(Figure scripts)

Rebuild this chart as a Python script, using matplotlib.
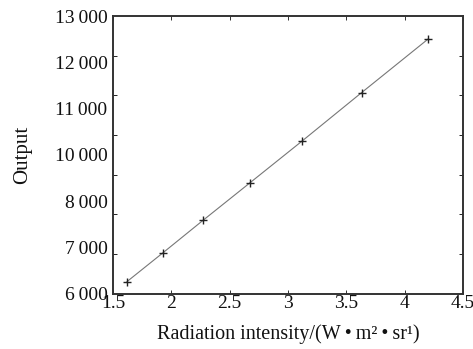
import numpy as np
import matplotlib.pyplot as plt

# values
intensity = [1.62, 1.93, 2.27, 2.67, 3.12, 3.63, 4.20]
output = [6310, 7040, 7850, 8790, 9850, 11070, 12420]

x_ticks = [1.5, 2, 2.5, 3, 3.5, 4, 4.5]
x_labels = ["1.5", "2", "2.5", "3", "3.5", "4", "4.5"]
y_labels = ["6\u2009000", "7\u2009000", "8\u2009000", "10\u2009000", "11\u2009000", "12\u2009000", "13\u2009000"]

plt.rcParams["font.family"] = ["Liberation Serif", "DejaVu Serif"]

fig = plt.figure(figsize=(4.73, 3.49), dpi=100)
ax = fig.add_axes([0.239, 0.158, 0.740, 0.796])

ax.plot(intensity, output, color="#777777", linewidth=0.8,
        marker="+", markersize=6, markeredgecolor="#222222", markeredgewidth=1.0)

ax.set_xlim(1.5, 4.5)
ax.set_ylim(6000, 13000)

ax.set_xticks(x_ticks)
ax.set_xticklabels(x_labels)

# the printed labels are spread evenly, the tick marks sit every 1000
ax.set_yticks(np.linspace(6000, 13000, len(y_labels)))
ax.set_yticklabels(y_labels)
ax.set_yticks(np.arange(6000, 13001, 1000), minor=True)

ax.tick_params(axis="both", which="major", labelsize=14, colors="#111111")
ax.tick_params(axis="x", which="major", direction="in", length=3, width=0.6,
               top=True, pad=1)
ax.tick_params(axis="y", which="major", length=0, pad=4)
ax.tick_params(axis="y", which="minor", direction="in", length=3, width=0.6,
               right=True)

for s in ax.spines.values():
    s.set_linewidth(1.4)
    s.set_color("#333333")

ax.set_xlabel("Radiation intensity/(W\u2009\u2022\u2009m\u00b2\u2009\u2022\u2009sr\u00b9)",
              fontsize=14.5, color="#111111", labelpad=9)
ax.set_ylabel("Output", fontsize=15, color="#111111", labelpad=16)

fig.savefig("out.png", dpi=100)
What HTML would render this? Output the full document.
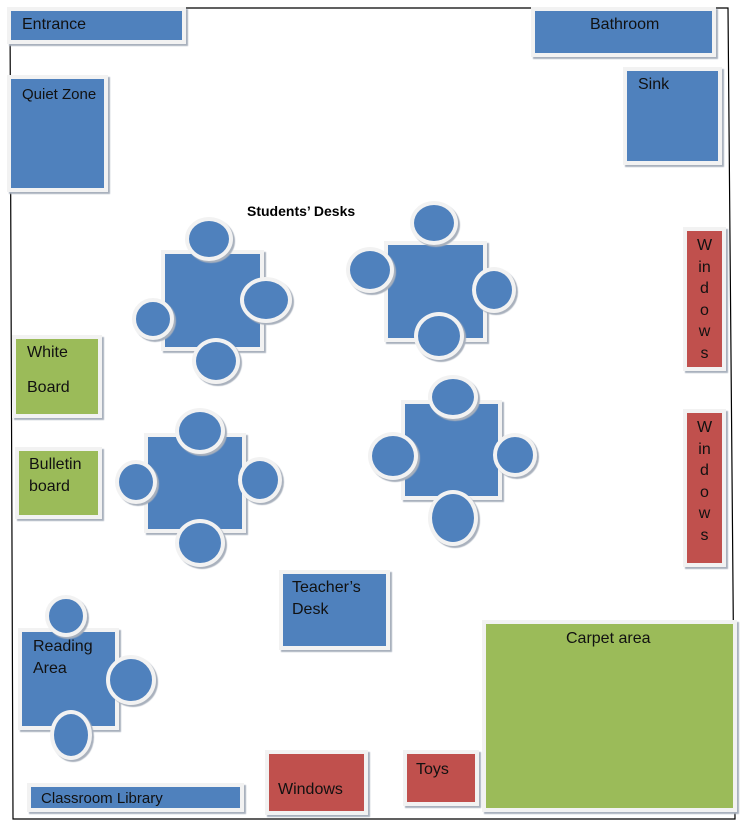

> **Objective**
Emit the lines of the material exactly, from its first line to the line containing "output = [6310, 7040, 7850, 8790, 9850, 11070, 12420]", inclusive; leave every picture out.

> **Reply**
Rebuild this chart as a Python script, using matplotlib.
import numpy as np
import matplotlib.pyplot as plt

# values
intensity = [1.62, 1.93, 2.27, 2.67, 3.12, 3.63, 4.20]
output = [6310, 7040, 7850, 8790, 9850, 11070, 12420]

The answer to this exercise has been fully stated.